If you have dental insurance, your coverage may include treatment for periodontal disease. It is important to stay up to date with your insurance coverage. Our staff is happy to review your coverage with you to ensure you are maximizing your insurance benefits while minimizing any out of pocket expenses.
Signs and Symptoms: How do I know if I might have gum disease?
Early symptoms of gingivitis include red, swollen gums which may present in one specific area of the mouth. Your gums may bleed infrequently, or they may bleed often when you brush or floss. Symptoms of more advanced gum disease can include bad breath that does not go away after brushing or rinsing, sore, bleeding gums, or loose teeth.
Your teeth may look longer because your gums have receded. If you have a partial, it may fit differently, or your teeth may not bite together normally. If you experience these symptoms, it is best to see your dentist as soon as possible.
Where can I get evaluation or treatment for gum disease
All 1st Family Dental offices offer evaluation and treatment for periodontal disease as a part of our comprehensive oral health services.
Preparation and Post-procedure care for gum disease treatment
Many patients may experience some degree of sensitivity in the treated area, but this should go away after a short period of time.
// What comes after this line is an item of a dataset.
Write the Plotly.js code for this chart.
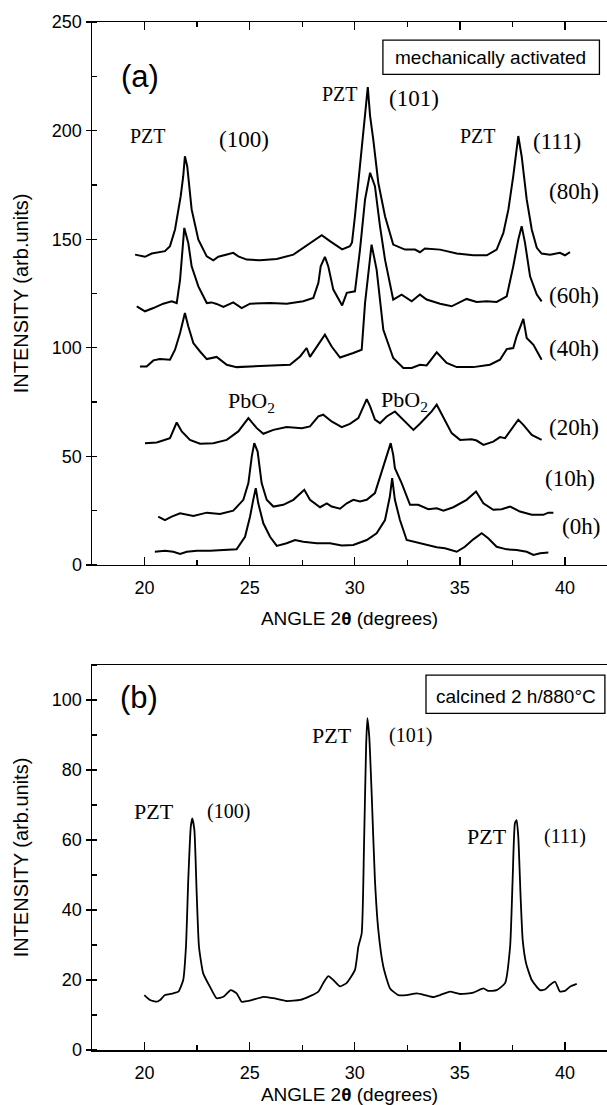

Your dentist will review post-procedure care instructions which include avoiding smoking and avoiding certain foods and beverages for a period of time.
After about 2 to 3 weeks, you should return to the office for a follow up visit to assess how the gums are healing, review at-home hygiene habits and techniques, and to determine next steps if additional treatment is necessary.
Patients who are curing gum disease will often need to return for more cleaning and “periodontal maintenance” visits, usually every 2 to 3 months for a period of time to ensure that the bacteria and calculus are not collecting below the gum line, and to help the healing process.
Frequently Asked Questions about (periodontal) gum disease
How can I prevent gum disease?
The majority of gum disease cases can be prevented by good oral hygiene at home and regular checkups every 6 months with your dental professional. A healthy oral hygiene routine consists of brushing for two minutes, twice a day with a soft-bristled brush and toothpaste, and flossing at least once per day. If you have been treated for gum disease in the past, your dentist may recommend a maintenance program requiring more frequent checkups and cleanings for a limited amount of time.
Catching issues such as gum disease as early as possible will help keep your body in prime condition to heal itself. With that in mind, it is also important to take good care of your whole body. A healthy diet, exercise, and regular check-ups with your general doctor will help you to ensure your mouth truly is the reflection of your good health.